Head to the promenade as the sun begins to set to enjoy the breeze, snack on freshly-sliced coconut from a mobile vendor, or hangout with locals at one of the waterfront recreational parks. Plaza Juan Baron offers glorious sea views, as well as plenty of fast food and ice cream shacks with seating areas. The malecón gets particularly crowded on the weekend, and offers a classic slice of Dominican life in the capital.
Dine out Dominican style
The heart of the country’s gastronomy scene is in Santo Domingo. This is where you’ll sample authentic Dominican cuisine in all its forms as well as international dishes from around the world. Whether you stop at sidewalk carts with roadside picnic tables, local buffet cafeterias, or fine dining establishments, eating out is a bonafide activity.

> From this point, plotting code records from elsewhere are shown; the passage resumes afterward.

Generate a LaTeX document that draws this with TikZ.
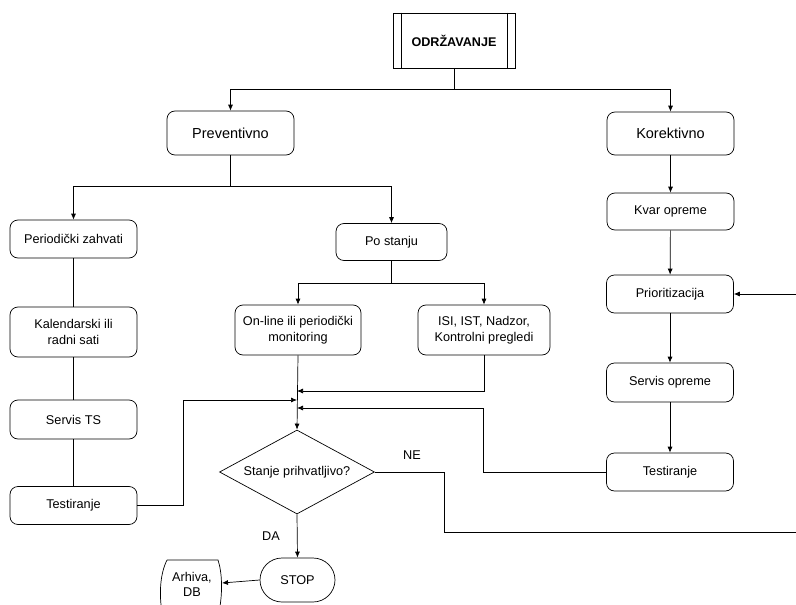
\documentclass[tikz,border=0pt]{standalone}
\usepackage{fontspec}
\setmainfont{Liberation Sans}
\usetikzlibrary{arrows.meta,shapes.geometric}
\begin{document}
\begin{tikzpicture}[x=1pt,y=-1pt,line width=0.7pt,
  box/.style={draw,rounded corners=8pt,align=center,inner sep=1pt,font=\fontsize{12.7}{15.5}\selectfont},
  bigbox/.style={box,font=\fontsize{14.5}{17}\selectfont},
  arr/.style={-{Latex[length=6pt,width=5pt]}},
  lbl/.style={font=\fontsize{12.7}{15}\selectfont}]
\useasboundingbox (0,0) rectangle (796,605);
% top
\node[draw,minimum width=122pt,minimum height=55pt,inner sep=0pt,font=\fontsize{12.6}{15}\selectfont\bfseries] (odr) at (454,40.5) {ODRŽAVANJE};
\draw ([xshift=9pt]odr.north west) -- ([xshift=9pt]odr.south west);
\draw ([xshift=-8pt]odr.north east) -- ([xshift=-8pt]odr.south east);
\node[bigbox,minimum width=127pt,minimum height=44pt] (prev) at (230.5,133) {Preventivno};
\node[bigbox,minimum width=127pt,minimum height=43pt] (kor) at (670.5,133.5) {Korektivno};
% left column
\node[box,minimum width=127pt,minimum height=38pt] (per) at (73.5,239) {Periodički zahvati};
\node[box,minimum width=127pt,minimum height=50pt] (kal) at (73.5,332) {Kalendarski ili\\radni sati};
\node[box,minimum width=127pt,minimum height=39pt] (sts) at (73.5,419.5) {Servis TS};
\node[box,minimum width=127pt,minimum height=38pt] (testL) at (73.5,505.5) {Testiranje};
% middle
\node[box,minimum width=111pt,minimum height=37pt] (pos) at (391.5,242) {Po stanju};
\node[box,minimum width=126pt,minimum height=50pt] (onl) at (298,330) {On-line ili periodički\\monitoring};
\node[box,minimum width=132pt,minimum height=50pt] (isi) at (484,330) {ISI, IST, Nadzor,\\Kontrolni pregledi};
\node[draw,diamond,minimum width=155pt,minimum height=84pt,inner sep=0pt,aspect=1.85,font=\fontsize{12.7}{15}\selectfont] (dec) at (297,472) {Stanje prihvatljivo?};
\node[draw,rounded corners=22pt,minimum width=75pt,minimum height=44pt,inner sep=0pt,font=\fontsize{12.7}{15}\selectfont] (stop) at (297.5,580) {STOP};
% archive
\draw (167,560) -- (218,560) .. controls (222,572) and (223,592) .. (219,612);
\draw (167,560) .. controls (160,574) and (159,594) .. (162,612);
\node[lbl,align=center,inner sep=0pt] (arh) at (192,584) {Arhiva,\\DB};
\coordinate (arhR) at (222,583);
% right column
\node[box,minimum width=127pt,minimum height=37pt] (kvar) at (670.5,211.5) {Kvar opreme};
\node[box,minimum width=127pt,minimum height=38pt] (prio) at (670,294) {Prioritizacija};
\node[box,minimum width=127pt,minimum height=39pt] (sop) at (670,382.5) {Servis opreme};
\node[box,minimum width=127pt,minimum height=38pt] (testR) at (670,472) {Testiranje};
% junctions
\coordinate (j1) at (454,89);
\coordinate (j2) at (230.5,186);
\coordinate (j3) at (391.5,283);
\coordinate (c1) at (183,505.5);
\coordinate (t1) at (297,400);
\coordinate (t2) at (297,391);
\coordinate (c3) at (483,408);
\coordinate (t3) at (297,408);
\coordinate (n1) at (444,472);
\coordinate (n2) at (444,532);
\coordinate (n3) at (812,532);
\coordinate (n4) at (812,294);
% connectors
\draw (odr.south) -- (j1);
\draw[arr] (j1) -| (prev.north);
\draw[arr] (j1) -| (kor.north);
\draw (prev.south) -- (j2);
\draw[arr] (j2) -| (per.north);
\draw[arr] (j2) -| (pos.north);
\draw (per) -- (kal);
\draw (kal) -- (sts);
\draw (sts) -- (testL);
\draw[arr] (testL.east) -- (c1) |- (t1);
\draw (pos.south) -- (j3);
\draw[arr] (j3) -| (onl.north);
\draw[arr] (j3) -| (isi.north);
\draw[arr] (onl.south) -- (dec.north);
\draw[arr] (isi.south) |- (t2);
\draw[arr] (testR.west) -| (c3) -- (t3);
\draw[arr] (dec.east) -- (n1) -- (n2) -- (n3) -- (n4) -- (prio.east);
\draw[arr] (dec.south) -- (stop.north);
\draw[arr] (stop.west) -- (arhR);
\draw[arr] (kor) -- (kvar);
\draw[arr] (kvar) -- (prio);
\draw[arr] (prio) -- (sop);
\draw[arr] (sop) -- (testR);
% labels
\node[lbl] (ne) at (412,455) {NE};
\node[lbl] (da) at (271,536) {DA};
\end{tikzpicture}
\end{document}
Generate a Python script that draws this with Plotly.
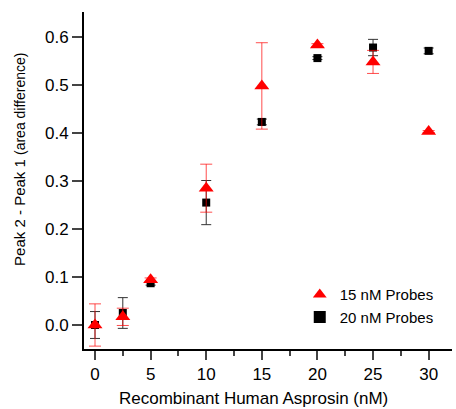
import plotly.graph_objects as go

conc = [0, 2.5, 5, 10, 15, 20, 25, 30]
red_y = [0.0, 0.017, 0.094, 0.285, 0.498, 0.583, 0.548, 0.403]
red_err = [0.044, 0.018, 0.004, 0.05, 0.09, 0.003, 0.024, 0.002]
blk_y = [0.0, 0.025, 0.087, 0.255, 0.423, 0.556, 0.578, 0.571]
blk_err = [0.028, 0.032, 0.004, 0.046, 0.006, 0.003, 0.017, 0.006]
xticks = [0, 5, 10, 15, 20, 25, 30]
yticks = [0.0, 0.1, 0.2, 0.3, 0.4, 0.5, 0.6]

fig = go.Figure()
fig.add_trace(go.Scatter(
    x=conc, y=blk_y, mode="markers", name="20 nM Probes", legendrank=2,
    marker=dict(symbol="square", size=8, color="black"),
    error_y=dict(type="data", array=blk_err, color="#333333", thickness=1, width=5),
))
fig.add_trace(go.Scatter(
    x=conc, y=red_y, mode="markers", name="15 nM Probes", legendrank=1,
    marker=dict(symbol="triangle-up", size=13, color="#ff0000"),
    error_y=dict(type="data", array=red_err, color="rgba(255,0,0,0.7)", thickness=1, width=6),
))

fam = "Liberation Sans, Arial, sans-serif"
fig.update_layout(
    width=456, height=409,
    margin=dict(l=84, r=4, t=12, b=60),
    paper_bgcolor="white", plot_bgcolor="white",
    font=dict(family=fam, color="black", size=14),
    showlegend=True,
    legend=dict(x=0.964, y=0.128, xanchor="right", yanchor="middle",
                bgcolor="rgba(0,0,0,0)", font=dict(size=15), itemsizing="constant"),
    xaxis=dict(
        range=[-0.99, 32.1], tickvals=xticks, ticks="outside", ticklen=9, tickwidth=1.5,
        showline=True, linewidth=2, linecolor="black", showgrid=False, zeroline=False,
        tickfont=dict(size=17), automargin=False,
        minor=dict(ticks="outside", ticklen=5, tickwidth=1.5, dtick=2.5, tick0=0, showgrid=False),
    ),
    yaxis=dict(
        range=[-0.05, 0.652], tickvals=yticks, tickformat=".1f", ticks="outside",
        ticklen=10, tickwidth=1.5, automargin=False,
        showline=True, linewidth=2, linecolor="black", showgrid=False, zeroline=False,
        tickfont=dict(size=17),
    ),
    annotations=[
        dict(text="Recombinant Human Asprosin (nM)", xref="paper", yref="paper",
             x=0.4606, y=-0.148, xanchor="center", yanchor="middle", showarrow=False,
             font=dict(size=17)),
        dict(text="Peak 2 - Peak 1 <span style='font-size:14px'>(area difference)</span>",
             xref="paper", yref="paper", x=-0.174, y=0.564, xanchor="center",
             yanchor="middle", showarrow=False, textangle=-90, font=dict(size=15)),
    ],
)
fig.write_html("out.html", config={"displayModeBar": False},
               post_script="document.body.style.margin='0';document.body.style.padding='0';")
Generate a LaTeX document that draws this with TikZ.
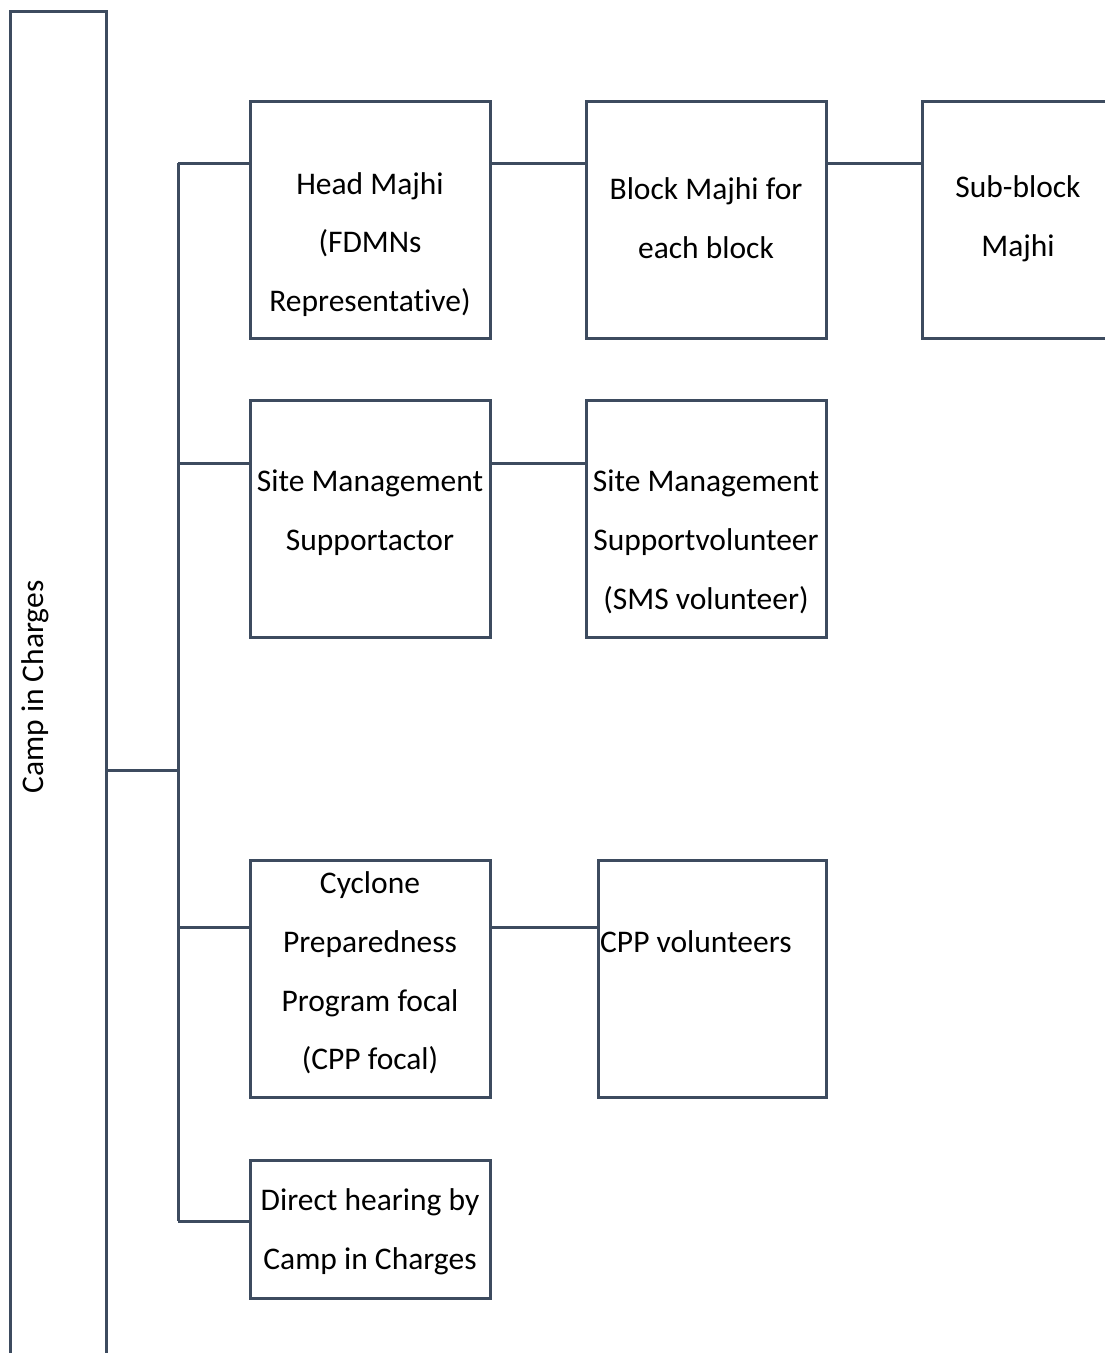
\documentclass[tikz,border=0pt]{standalone}
\usepackage{fontspec}
\setmainfont[Ligatures=NoCommon]{Carlito}
\definecolor{slate}{RGB}{61,75,95}
\begin{document}
\begin{tikzpicture}[x=1pt,y=-1pt,
  line/.style={draw=slate,line width=3pt},
  box/.style={line,minimum width=240pt,minimum height=237pt,inner sep=0pt},
  txt/.style={align=center,font=\fontsize{31.5}{58.7}\selectfont,inner sep=0pt,text=black}]
\useasboundingbox (0,0) rectangle (1104,1353);

% root column, open at the bottom
\draw[line] (10.5,1365) -- (10.5,11.5) -- (106.5,11.5) -- (106.5,1365);
\node[txt,rotate=90] (camp) at (35,687) {Camp in Charges};
\coordinate (root) at (106.5,770);
\coordinate (hub) at (178,770);

% boxes
\node[box] (head) at (370,219.5) {};
\node[box] (block) at (706,219.5) {};
\node[box] (sub) at (1042,219.5) {};
\node[box] (sma) at (370,519) {};
\node[box] (smv) at (706,519) {};
\node[box] (cpp) at (370,978.5) {};
\node[box,minimum width=228pt] (cppv) at (712,978.5) {};
\node[box,minimum height=138pt] (direct) at (370,1229) {};

% texts
\node[txt] (tHead) at (370,244.5) {Head Majhi\\(FDMNs\\Representative)};
\node[txt] (tBlock) at (706,218.5) {Block Majhi for\\each block};
\node[txt] (tSub) at (1018,218.5) {Sub-block\\Majhi};
\node[txt] (tSma) at (370,512.5) {Site Management\\Supportactor};
\node[txt] (tSmv) at (706,542) {Site Management\\Supportvolunteer\\(SMS volunteer)};
\node[txt] (tCpp) at (370,973) {Cyclone\\Preparedness\\Program focal\\(CPP focal)};
\node[txt,anchor=west] (tCppv) at (600,942) {CPP volunteers};
\node[txt] (tDirect) at (370,1232) {Direct hearing by\\Camp in Charges};

% trunk and branches
\coordinate (b1) at (178,163);
\coordinate (b2) at (178,463);
\coordinate (b3) at (178,927);
\coordinate (b4) at (178,1221);
\draw[line] (root) -- (hub);
\draw[line] (b1) -- (b4);
\draw[line] (b1) -- (b1 -| head.west);
\draw[line] (b2) -- (b2 -| sma.west);
\draw[line] (b3) -- (b3 -| cpp.west);
\draw[line] (b4) -- (b4 -| direct.west);

% chains
\draw[line] (b1 -| head.east) -- (b1 -| block.west);
\draw[line] (b1 -| block.east) -- (b1 -| sub.west);
\draw[line] (b2 -| sma.east) -- (b2 -| smv.west);
\draw[line] (b3 -| cpp.east) -- (b3 -| cppv.west);
\end{tikzpicture}
\end{document}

Start out in the Colonial City with Pat’e Palo for Latin American tapas on an outdoor patio facing Plaza de España, or head into the center for a rooftop, poolside dinner at Winston Grill, inside the JW Marriott, perched 101 feet above Winston Churchill Avenue. For a casual local restaurant with a bustling outdoor terrace, head to Cafeteria El Conde, facing Columbus Park.
Dance and enjoy life
Music and dance are a national pastime, and as Dominicans will tell you, it doesn’t get better than Santo Domingo for nightlife. At the local park, neighborhood watering hole, or music venue: enjoying life through music is an essential part of one’s week in the big city. It won’t be long before you hear a Dominican tell you, 'hay que bailar y gozar!'– one must dance and enjoy life.
Live music venues and nightlife options range from merengue bands to jazz concert nights, and weekly cultural shows on outdoor plazas. Popular picks include Grupo Bonye, performing live on Sunday evening at the San Francisco Monastery ruins, and JetSet Club on Monday nights for live Dominican salsa and merengue bands. On Thursday evening, Lulu's hosts Latin Jazz Nights. Pick any day of the week in La Capital and you’re certain to find a place to wear your dancing shoes.
Head to Sunday Beach Day
Although traveling out of the city is required to indulge in some beach time, the capital’s dwellers are blessed with no more than a 25-minute drive east to white sand beaches and turquoise Caribbean waters. Head there on Sunday to see how capitaleños seize the opportunity to celebrate their day off with a bit of tropical scenery.
Start at Boca Chica for a typical Dominican beach vibe, where the merengue blasts and rows of fish shacks sell lunch roadside. Set up your chair on the beach, and indulge in a plate of fried Mahi Mahi with tostones (fried mashed plantains), yaniqueques (large, fried johnny cakes) and avocado, washed down with an ice cold Presidente or a fruit juice.
Continuing 15 minutes’ east of Boca Chica will lead you to the quieter, even more brilliant white stretch of Juan Dolio. Wherever you end up, a sandy Sunday is an authentic way to end the week in the capital.
This article was refreshed in July 2017.